Readers no doubt will have been anticipating the final instalment of this four-part mini-series, reviewing the manufacturer LMP1 entries at Le Mans 2015 with as much relish as they have been anticipating seeing the cars from Nissan appear at Le Mans in a few weeks’ time.
And rather like the cars themselves, this article is, I admit, overdue. And I hope it won’t disappoint, just as I hope that the GTR-LM Nismo will not disappoint when it appears on the grid for the 83rd running of the Vingt-Quatre Heures in just a couple of weeks’ time.
The trouble is, of course, that there are far more questions than answers. In the other articles in this series, we have been able to look at lap times set in the WEC races at Spa and at Silverstone, compare them with the equivalent events in 2014, and deduce where Nissan’s rivals from Porsche, Audi and Toyota might realistically be aiming in this year’s Le Mans 24 hours. There has been evidence of harsher tyre wear at Porsche, of phenomenal speed through fast corners from Audi, and of a Toyota that was, surprisingly, further off the pace at Spa than at Silverstone.

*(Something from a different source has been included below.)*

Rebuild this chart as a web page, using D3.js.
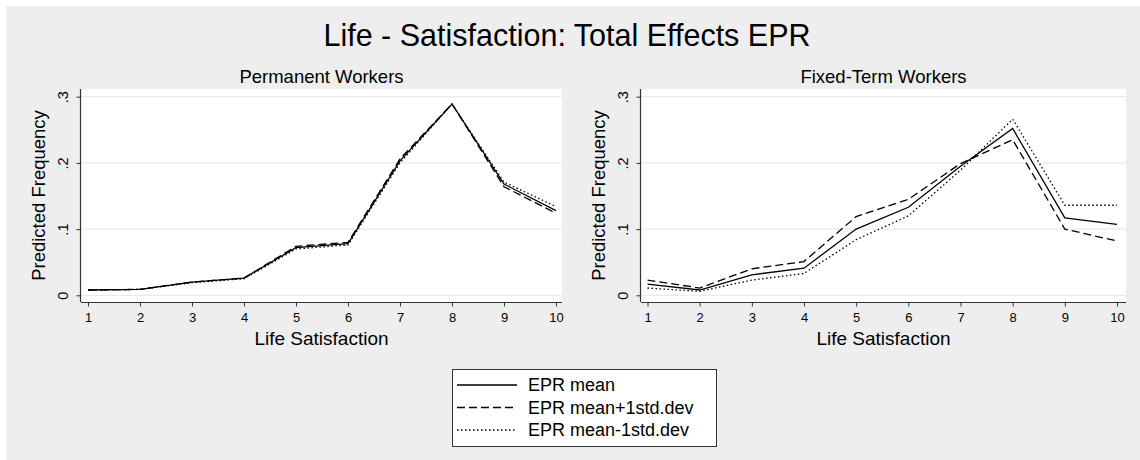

Hard evidence about the performance of Ben Bowlby’s design is somewhat thin on the ground, though. Without any question, the design is ground-breaking. Wise men have been seen shaking their heads at the concept, despite strong arguments from Bowlby and others of its potential. The car has had a difficult gestation period, with various supply issues preventing the use of the full hybrid system that would boost power comfortably into four-figure bhp numbers.
Unlike Porsche, who spent most of 2013 developing and testing their LMP1 challenger in private, clocking up tens of thousands of kilometres long before the car was ever seen in public, the Nissan has been very much in the public eye since the unveiling of its front-engine, front-wheel-drive concept.
There have been disappointments aplenty along the way: the decision to miss the first two rounds of the WEC, the lack of a full 8MJ Kinetic Energy Recovery System, the fact that most of the drivers will qualify at the Le Mans test day in an LMP3 car; it would have been far better for the self-esteem of the project if these could have been avoided.
But the big unanswered question, the elephant in the room if you will, remains: how quick will it be? The fact is that no-one knows. Nissan’s own simulations suggest that it will be on the pace of last year’s LMP1 factory cars, which would mean Le Mans lap times of around 3m 26s for a 13 lap stint. But one thing that became clear during the well-publicised private test at Bowling Green, Kentucky last month, where at least there was a competitive LMP2 car on track at the same time, was that Nissan did not see themselves at the same pace as the other factory LMP1 cars. At least not yet, with the flywheel-based energy recovery system providing only 2MJ of additional energy per lap.
Then there is the question of fuel economy. Running in the lower energy subcategory allows the Nissan to use more fuel than its competitors, which will help it to get the maximum possible from the V6 twin-turbo 3.0 litre engine: boost pressure is restricted to four times atmospheric, which is about the limit that any turbocharger can produce anyway. The downside to this though is that the Nissan will need fuel every thirteen laps, whereas both Toyota and Porsche will almost certainly be able to manage fourteen.
And the tyres? Nissan chose to use wider front tyres to go with the front wheel drive, and it should be noted, front wheel steering (I wonder if Bowlby considered rear-wheel steer? I’m sure he did: after all, it is only four-wheel steer that is outlawed) rather than the conventional wisdom of four identically sized wheels. I’ve been assured by team insiders that the front tyre wear is not an issue and that triple stints will be possible at Le Mans.
But then again, with all that downforce at the front, one would hope that the tyres are pretty well stuck to the road. It’s the rears that might be an issue; a smaller contact patch and the likelihood of a fairly loose rear end might mean that the rears wear out more quickly than the front tyres.
In the overall scheme of things though, Nissan knows that fuel economy and tyre wear are going to be secondary priorities at Le Mans this year. The chief focus must be on reliability. Here again, hard evidence is in short supply. The objective is clear: to get all three cars to the finish. Do that without any major delays and a top six finish is entirely within Nissan’s grasp.
But to be fair, based on the facts that are in the public domain, that’s the best that they can hope for.